“Life is too short to be in a hurry” Henry David Thoreau
As we march boldly forward along the techno road and our lives become busier and busier, some form of the question, “how do you find happiness in a busy world” flashes across the screen of our mind. Especially as we find ourselves clamoring for time, as if a 24 hour day is no longer enough to get everything done.
Anything which has “instant” in the name sells like hotcakes, and it doesn’t matter whether its instant food, instant messages, even instant house renovation.
“Instant everything” reminds me of an old joke. I’m not sure if it was George Carlin, Steve Martin or another comedian, but it went something like, “Americans are the only people that will stand in front of a microwave warming up their coffee, yelling, “Hurry up, dammit.”
Unfortunately, that “old” joke applies to a lot of the world now, not just Americans.
We’re all so busy that life is passing us by and that’s not good; it’s not good for our relationships, it’s not good for our health, it’s not good of our mental wellbeing and it’s not good for our soul.
So how do we change it?
Many experts agree, the best answer is to simplify your life, de-clutter and unplug. Maybe that advice is too simplistic or too generalized, and I get that. Instead, let me share some powerful ideas from Lori Deschene, of “Tiny Buddha” fame, that will help you unearth your happiness…
1. Recognize your non-negotiable needs.
Write down the top two or three things you need to do daily for your emotional well-being, your physical health, and your sense of balance. Include the bare minimum you could do to meet these, and ideal times. For me, that includes:
- Daily meditation and/or deep breathing (five minutes after waking up)
- Journaling (five minutes before going to sleep)
- Daily exercise, even if just a walk outside (ten minutes around lunch time)
- Consistent sleep (Eight hours—doable if I’m more efficient instead of wasting time online)
Sense of balance
- Time to relax and unwind (a half-hour bath at night)
- Time to play (a half-hour of something fun at night, preferably with someone else)
You’ve now established the bare minimum for your needs and created a plan to meet them. Even meeting the minimum might be hard. It might require you to ask for help or say no to certain requests. Think of it as saying yes to your happiness.
2. Set realistic expectations about what you can do and what you can’t.
I have a habit of making a schedule based on what I want to accomplish, and then feeling disappointed in myself if I don’t meet that.
My schedule doesn’t often leave room for the unexpected, which could encompass tasks taking longer than I anticipated they would, or new opportunities coming up, personally or professionally.
If you’re striving to meet your boss’ expectations, you may have less leeway in being flexible. But when it comes to the arbitrary deadlines we set for ourselves, we have the power to release the pressure.
I often worry that deviations from “my plan” mean I’m losing control and decreasing the odds of doing what I set out to do. This actually sets me up for failure.

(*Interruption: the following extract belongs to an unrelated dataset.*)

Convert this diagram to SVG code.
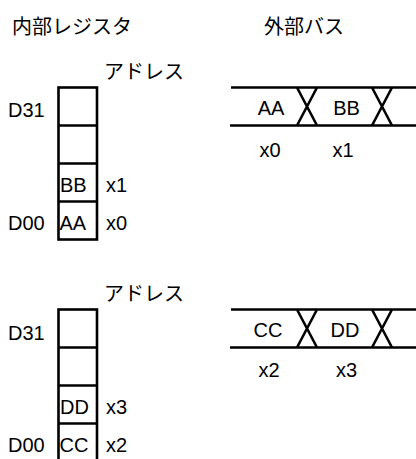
<svg xmlns="http://www.w3.org/2000/svg" width="416" height="459" viewBox="0 0 416 459">
<style>
.jp{font-family:"Noto Sans CJK JP","Noto Sans",sans-serif;font-size:20px;fill:#000}
.t{font-family:"Liberation Sans",Arial,sans-serif;font-size:20px;fill:#000}
.m{text-anchor:middle}
.ln{stroke:#000;stroke-width:2.6;fill:none}
</style>
<rect width="416" height="459" fill="#fff"/>
<g id="titles">
<text class="jp" x="12" y="34">内部レジスタ</text>
<text class="jp" x="264" y="34">外部バス</text>
</g>
<g id="reg1">
<text class="jp" x="104" y="79">アドレス</text>
<rect class="ln" x="58.5" y="87.5" width="38.5" height="152"/>
<path class="ln" d="M58.5 125.5H97M58.5 163.5H97M58.5 201.5H97"/>
<text class="t" x="8" y="117">D31</text>
<text class="t" x="8" y="230">D00</text>
<text class="t" x="60" y="191.5">BB</text>
<text class="t" x="59.5" y="230">AA</text>
<text class="t" x="106" y="192">x1</text>
<text class="t" x="106" y="230">x0</text>
</g>
<g id="bus1">
<path class="ln" d="M231 87.5H416M230 125.5H416M297 87.5L317 125.5M317 87.5L297 125.5M372 87.5L392 125.5M392 87.5L372 125.5"/>
<text class="t m" x="271" y="115">AA</text>
<text class="t m" x="346.5" y="115">BB</text>
<text class="t m" x="270" y="157">x0</text>
<text class="t m" x="343" y="157">x1</text>
</g>
<g id="reg2">
<text class="jp" x="104" y="301">アドレス</text>
<rect class="ln" x="58.5" y="309.5" width="38.5" height="152"/>
<path class="ln" d="M58.5 347.5H97M58.5 385.5H97M58.5 423.5H97"/>
<text class="t" x="8" y="340">D31</text>
<text class="t" x="8" y="452">D00</text>
<text class="t" x="60" y="414">DD</text>
<text class="t" x="59.5" y="452">CC</text>
<text class="t" x="106" y="414">x3</text>
<text class="t" x="106" y="452">x2</text>
</g>
<g id="bus2">
<path class="ln" d="M231 309.5H416M230 347.5H416M297 309.5L317 347.5M317 309.5L297 347.5M372 309.5L392 347.5M392 309.5L372 347.5"/>
<text class="t m" x="268" y="337">CC</text>
<text class="t m" x="345" y="337">DD</text>
<text class="t m" x="269" y="377">x2</text>
<text class="t m" x="346.5" y="377">x3</text>
</g>
<g id="connectors"/>
</svg>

When I worry about what I’m not doing, I’m not focused on what I am. And that’s what’s enabled me to do things well in the past: not perfect adherence to a schedule, but focus and immersion in the process.
A better approach is to set a plan, do what we can, and then adjust as we go. Whatever we can’t comfortably fit in a day will just have to wait.
3. Regularly check in with yourself to ensure your choices are supporting your intentions.
I’ve found some contradictions in my recent mode of operating, including:
- I try to do everything myself because this site means so much to me, and I fear delegating responsibility to someone who may not care quite as much. The consequence: I’m sometimes stretched too thin to give everything the care it deserves.
- I’m taking on new projects because I know I’ll be happier for stretching myself, but I’ve deprioritized a lot of the other things that make me happy.
In recognizing these contradictions, I’m able to adjust accordingly.
I can challenge the belief that tells me I need to do everything myself, and seek help (which I’ve recently done). I can create a better balance between working toward future joy and creating joy in the process.
Take the time to check in what you really want—not just some day down the road, but in your everyday experience in the world. If you recognize you’re not enabling that, make tiny adjustments where you can.
In the modern world, the pace of life is moving at the “speed of stress,” accelerating at an unhealthy pace, we’ve forgotten how to slow down in this busy world.
To be able to live an authentic life we must make conscious choices. Yet in this fast passed world, conscious thinking gives way to reaction and choices that don’t serve us. As we look back we recognize that we’ve reacted to social pressure or made choices based on expediency, instead of making choices that arise from our core selves, choices that are authentic.
How do you find happiness in a busy world? Slow down. Simplify, it’s the key to living a life we really want to be living…an authentic life.